As for submodules and packaging: All that was needed to make it work perfectly fine as a submodule was to prevent unity from compiling the tests and experiments folders by appending a ~ to their name. As for making it a unity package, that's trivially easy with two files, you can see how I did it on the git repo I linked in the top post.

pema99 commented 2 months ago

I'll keep it in mind. Maybe in the future.

FYI, I added a few more examples to the README just now.

pema99 commented 2 months ago

Just reopen the issue if you encounter additional problems.

HB-Stratos commented 2 months ago

Awesome, thank you for more examples! One thing I am wondering, I was trying to look at the annotations, but I can not locate a VisitAnnotationNode or similar function. Did I miss something or do I have to access annotations differently?
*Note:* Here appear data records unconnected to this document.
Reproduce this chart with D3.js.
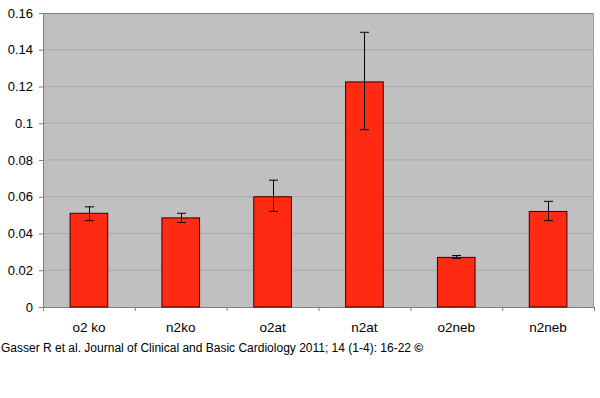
<!DOCTYPE html>
<html>
<head>
<meta charset="utf-8">
<script src="https://cdn.jsdelivr.net/npm/d3@7"></script>
<style>
  body { margin: 0; background: #fff; }
  text { font-family: "Liberation Sans", Arial, sans-serif; }
</style>
</head>
<body>
<div id="chart"></div>
<script>
const categories = ['o2 ko', 'n2ko', 'o2at', 'n2at', 'o2neb', 'n2neb'];
const means = [0.051, 0.0485, 0.060, 0.1225, 0.027, 0.052];
const errLow = [0.047, 0.046, 0.052, 0.0965, 0.0265, 0.047];
const errHigh = [0.0545, 0.051, 0.069, 0.1495, 0.028, 0.0575];
const yTicks = [0, 0.02, 0.04, 0.06, 0.08, 0.1, 0.12, 0.14, 0.16];

const width = 600, height = 398;
const margin = { top: 13, right: 6, bottom: 91, left: 43 };
const innerW = width - margin.left - margin.right;
const innerH = height - margin.top - margin.bottom;

const svg = d3.select('#chart')
  .append('svg')
  .attr('width', width)
  .attr('height', height);

const g = svg.append('g')
  .attr('transform', `translate(${margin.left}, ${margin.top})`);

const x = d3.scaleBand().domain(categories).range([0, innerW]).paddingInner(0.59).paddingOuter(0.295);
const xb = d3.scaleBand().domain(categories).range([0, innerW]);
const y = d3.scaleLinear().domain([0, 0.16]).range([innerH, 0]);

// plot background
g.append('rect')
  .attr('width', innerW)
  .attr('height', innerH)
  .attr('fill', '#c0c0c0');

// gridlines
g.selectAll('line.grid')
  .data(yTicks.filter(d => d > 0 && d < 0.16))
  .enter()
  .append('line')
  .attr('class', 'grid')
  .attr('x1', 0).attr('x2', innerW)
  .attr('y1', d => y(d)).attr('y2', d => y(d))
  .attr('stroke', '#a9a9a9')
  .attr('stroke-width', 1);

// frame: top and right
g.append('line').attr('x1', 0).attr('x2', innerW).attr('y1', 0.5).attr('y2', 0.5)
  .attr('stroke', '#808080');
g.append('line').attr('x1', innerW - 0.5).attr('x2', innerW - 0.5).attr('y1', 0).attr('y2', innerH)
  .attr('stroke', '#a0a0a0');

// y axis
const yAxis = g.append('g')
  .call(d3.axisLeft(y).tickValues(yTicks).tickSize(4).tickPadding(6)
    .tickFormat(d => d === 0 ? '0' : String(+d.toFixed(2))));
yAxis.select('.domain').attr('stroke', '#808080');
yAxis.selectAll('.tick line').attr('stroke', '#808080');
yAxis.selectAll('text').attr('font-size', 13).attr('fill', '#000')
  .style('font-family', '"Liberation Sans", Arial, sans-serif');

// x axis with ticks at category boundaries
const xAxis = g.append('g')
  .attr('transform', `translate(0, ${innerH})`)
  .call(d3.axisBottom(x).tickSize(0).tickPadding(15));
xAxis.select('.domain').attr('stroke', '#808080');
xAxis.selectAll('text').attr('font-size', 13.5).attr('fill', '#000')
  .style('font-family', '"Liberation Sans", Arial, sans-serif');
g.selectAll('line.xtick')
  .data(categories.concat(['end']))
  .enter()
  .append('line')
  .attr('class', 'xtick')
  .attr('x1', (d, i) => i * xb.bandwidth() + 0.5)
  .attr('x2', (d, i) => i * xb.bandwidth() + 0.5)
  .attr('y1', innerH).attr('y2', innerH + 4)
  .attr('stroke', '#808080');

// bars
g.selectAll('rect.bar')
  .data(means)
  .enter()
  .append('rect')
  .attr('class', 'bar')
  .attr('x', (d, i) => x(categories[i]))
  .attr('y', d => y(d))
  .attr('width', x.bandwidth())
  .attr('height', d => innerH - y(d))
  .attr('fill', '#ff2a12')
  .attr('stroke', '#3a0000')
  .attr('stroke-width', 1);

// error bars
const eb = g.selectAll('g.err')
  .data(categories)
  .enter()
  .append('g')
  .attr('class', 'err')
  .attr('transform', d => `translate(${Math.round(x(d) + x.bandwidth() / 2) + 0.5}, 0)`);
eb.append('line')
  .attr('y1', (d, i) => y(errLow[i])).attr('y2', (d, i) => y(errHigh[i]))
  .attr('stroke', '#000');
eb.append('line')
  .attr('x1', -4.5).attr('x2', 4.5)
  .attr('y1', (d, i) => y(errLow[i])).attr('y2', (d, i) => y(errLow[i]))
  .attr('stroke', '#000');
eb.append('line')
  .attr('x1', -4.5).attr('x2', 4.5)
  .attr('y1', (d, i) => y(errHigh[i])).attr('y2', (d, i) => y(errHigh[i]))
  .attr('stroke', '#000');

// citation
svg.append('text')
  .attr('x', 1)
  .attr('y', 352)
  .attr('font-size', 12)
  .attr('fill', '#000')
  .text('Gasser R et al. Journal of Clinical and Basic Cardiology 2011; 14 (1-4): 16-22 ')
  .append('tspan')
  .attr('font-weight', 'bold')
  .text('©');
</script>
</body>
</html>
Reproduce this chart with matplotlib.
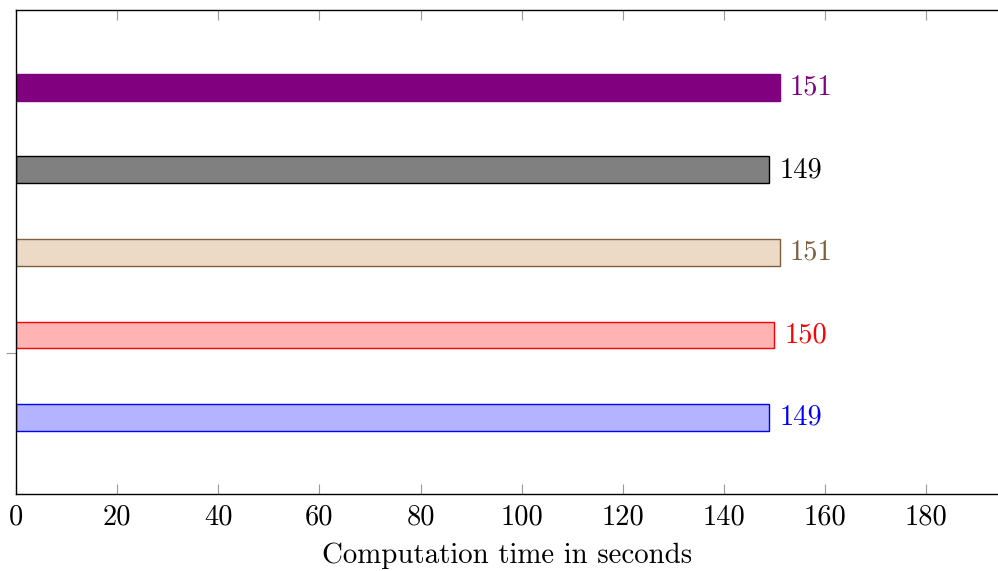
import matplotlib
matplotlib.use("Agg")
import matplotlib.pyplot as plt

plt.rcParams['font.family'] = 'serif'
plt.rcParams['font.serif'] = ['cmr10', 'DejaVu Serif']
plt.rcParams['mathtext.fontset'] = 'cm'
plt.rcParams['axes.formatter.use_mathtext'] = True

# bars from bottom to top
times = [149, 150, 151, 149, 151]
fills = ['#B3B3FF', '#FFB3B3', '#ECD9C6', '#808080', '#800080']
edges = ['#0000FF', '#FF0000', '#7F5F3F', '#000000', '#800080']
text_cols = ['#0000FF', '#FF0000', '#7F5F3F', '#000000', '#800080']
xticks = [0, 20, 40, 60, 80, 100, 120, 140, 160, 180]

fig = plt.figure(figsize=(9.98, 5.71), dpi=100)
ax = fig.add_axes([16/998, 1 - 493.5/571, 982/998, 483.5/571])

pos = list(range(len(times)))
ax.barh(pos, times, height=0.327, color=fills, edgecolor=edges, linewidth=1)

for p, t, c in zip(pos, times, text_cols):
    ax.text(t + 2, p, str(t), color=c, fontsize=20.5, va='center', ha='left')

ax.set_xlim(0, 194.2)
ax.set_ylim(-0.921, 4.939)
ax.set_xticks(xticks)
ax.set_xticklabels([str(v) for v in xticks], fontsize=20.5)
ax.set_yticks([0.782])
ax.set_yticklabels([''])
ax.tick_params(axis='x', direction='in', length=7.5, width=0.8, color='#999999',
               top=True, pad=7.5)
ax.tick_params(axis='y', direction='out', length=7.5, width=0.8, color='#999999')
ax.spines['right'].set_visible(False)
for s in ['left', 'top', 'bottom']:
    ax.spines[s].set_linewidth(1)
ax.set_xlabel('Computation time in seconds', fontsize=20.8, labelpad=9)

fig.savefig('out.png', dpi=100)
pema99 commented 2 months ago

Annotations are represented as a field on variable declarator nodes https://github.com/pema99/UnityShaderParser/blob/85122ef88a417c4fae13bfa21656f23433d07774/UnityShaderParser/HLSL/HLSLSyntaxElements.cs#L754

HB-Stratos commented 1 month ago

Hey! I've been using the shader parser with success, however I've recently pulled some of my code into an include file, and changed the preprocessor from StripDirectives to ExpandAll. However, it seems to handle relative paths strangely. The analyzed shader makes reference to #include "../ComputeShaderLearning/WhiteNoise.cginc" , which errors out with DirectoryNotFoundException: Could not find a part of the path "H:\ComputeShaderLearning\WhiteNoise.cginc". System.IO.FileStream..ctor (System.String path, System.IO.FileMode mode, System.IO.FileAccess access, [,,,], H being the drive the files lay on. It seems to assume all paths are absolute paths, while at least unity can read the relative path perfectly well. Is there any way around this?

pema99 commented 1 month ago

You can customize the include resolving logic with this interface. Maybe you can figure it out. https://github.com/pema99/UnityShaderParser/blob/master/UnityShaderParser/HLSL/PreProcessor/IPreProcessorIncludeResolver.cs

The preprocessor calls it here https://github.com/pema99/UnityShaderParser/blob/master/UnityShaderParser/HLSL/PreProcessor/HLSLPreProcessor.cs#L167

I might look into reproing with the example you provided, maybe I don't handle .. correctly,

pema99 commented 1 month ago

Oh, actually, one thing that came to mind: If the shader file you are parsing isn't in the current working directory, you should set this property in the parser config https://github.com/pema99/UnityShaderParser/blob/master/UnityShaderParser/HLSL/HLSLParser.cs#L15

Otherwise the parser has no way of knowing where the file is, since you pass it text directly and not a path, so relative paths will be wrong.

HB-Stratos commented 1 month ago

I think base path will end up being the solution I need, that is currently not set and I'm feeding it a string. Current working dir is probably the unity base path, not the subdir path. So I'll need to set that. I'll try that out on monday when I'm back home, thank you!